Interviste

The Pretty Things: Dick Taylor racconta i segreti della band che diede vita al movimento mod e non solo

Da selvaggi rocker degli esordi a sofisticati psichedelici alla fine dei Sessanta, un sontuoso cofanetto di tredici dischi celebra a dovere la brillantissima avventura di una delle band cardine del rock britannico

Autore Federico Guglielmi
  • Il11 Aprile 2023
The Pretty Things: Dick Taylor racconta i segreti della band che diede vita al movimento mod e non solo

I Pretty Things nel 1970 (fonte: ufficio stampa)

A dispetto di una notorietà certo ben più che di culto ma mai veramente di massa, i Pretty Things hanno avuto un ruolo importante nell’ambito del rock d’Oltremanica, cogliendo lo spirito dei tempi che cambiavano, fungendo da ispirazione a numerosi colleghi e realizzando svariati dischi di assoluto valore tra i quali è impossibile non menzionare almeno S.F. Sorrow, che nel 1968 fu uno dei primi concept album – o, se preferite, “rock opera” – della storia.

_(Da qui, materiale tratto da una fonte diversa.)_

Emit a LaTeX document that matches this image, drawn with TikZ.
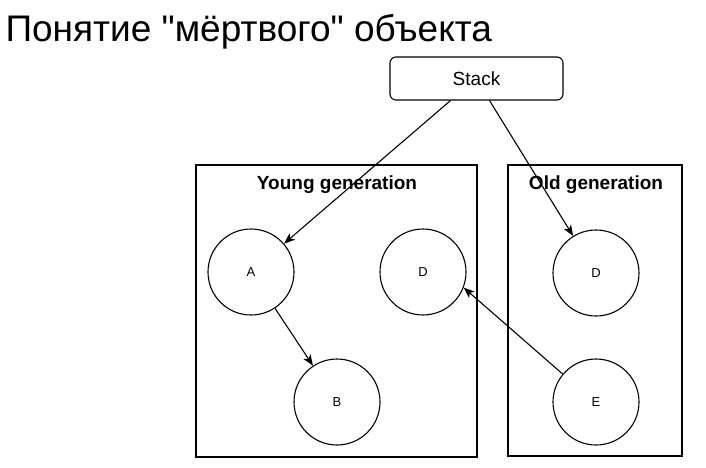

Nel 2020, la morte del cantante Phil May purtroppo ha posto fine alla vicenda della band, ma la sua eredità continua a scintillare. Ne è consapevole e fiero il suo partner in crime, il chitarrista Dick Taylor, da noi raggiunto per un esplicativo scambio di battute.


Ecco un estratto dell’intervista che trovate integralmente sul numero di marzo/aprile di Billboard Italia.

L’intervista a Dick Taylor dei Pretty Things

Un cofanetto con tredici LP è qualcosa che non molti possono permettersi. Sei orgoglioso della discografia dei Pretty Things?

Sono contento che i nostri album in studio siano disponibili in un’unica confezione. Ne sono totalmente appagato e mi piace l’idea che gli acquirenti potranno verificarne il valore avendoli tutti assieme. Naturalmente mi auguro che trarranno piacere dal loro ascolto.


Per tua scelta, sei assente da alcuni di questi dischi. Col senno di poi, ti dispiace di non essere sempre stato nella band?

Avevo lasciato i Pretty Things puntando ad allargare i miei orizzonti, e non sono sicuro che se fossi rimasto mi sarei goduto quegli anni tanto quanto ho fatto mentre ero “fuori dall’ovile”. Durante quel periodo la mia vita è stata piena e varia… quindi sì, anche a posteriori credo che sia stata una decisione giusta.

S.F. Sorrow è un disco magnifico, uno dei capolavori della storia del rock. Qual è la tua opinione in merito?

A disco terminato, percepivo che avevamo creato qualcosa di significativo. Insolitamente, lì dentro non c’era niente che avrei voluto cambiare e nella sua interezza sembrava davvero avere una specie di vita propria. Benché non abbia venduto milioni di copie, ero felicissimo di averlo realizzato e penso che il tempo abbia confermato la mia opinione.

Quali altri vostri album reputi di maggior valore, e per quali motivi?

È una domanda molto difficile. Credo che la risposta più giusta sia Bare as Bone, Bright as Blood, uscito nel 2020 poco dopo la scomparsa di Phil. Non solo per le sue qualità musicali, ma anche per l’intensità del lavoro svolto così a stretto contatto con lui su quello che sapevamo sarebbe stato l’ultimo capitolo dei Pretty Things.

Dopo oltre cinquant’anni non sei pentito di non essere rimasto a suonare il basso nei Rolling Stones?

Nemmeno per un minuto, a parte che questa cosa mi viene chiesta di continuo! Tranquillo, però, non mi dà fastidio!


Che effetto ti fa sapere che tanti colleghi abbiano visto in voi un modello fondamentale?

È sempre molto gratificante scoprire di aver influenzato gli altri, che si tratti di David Bowie, dei Kasabian o di una giovane band locale. Specie queste ultime, in realtà.

Pretty Things - 1970 - intervista - 2
Pretty Things (fonte: ufficio stampa)

Il cofanetto dei Pretty Things

Pubblicato il 31 marzo dalla Madfish in mille esemplari, The Complete Studio Albums: 1965-2020 raccoglie come da titolo i tredici “veri” LP dei Pretty Things, ovviamente in versioni rimasterizzate. Dall’esordio omonimo all’antologia di cover acustiche Bare as Bone, Bright as Blood, passando per altre pietre miliari come Get the Picture? (1965), S.F. Sorrow (1968) e Parachute (1970), un eclettico, appassionante viaggio tra R&B, rock and roll, beat, garage, psichedelia, hard rock.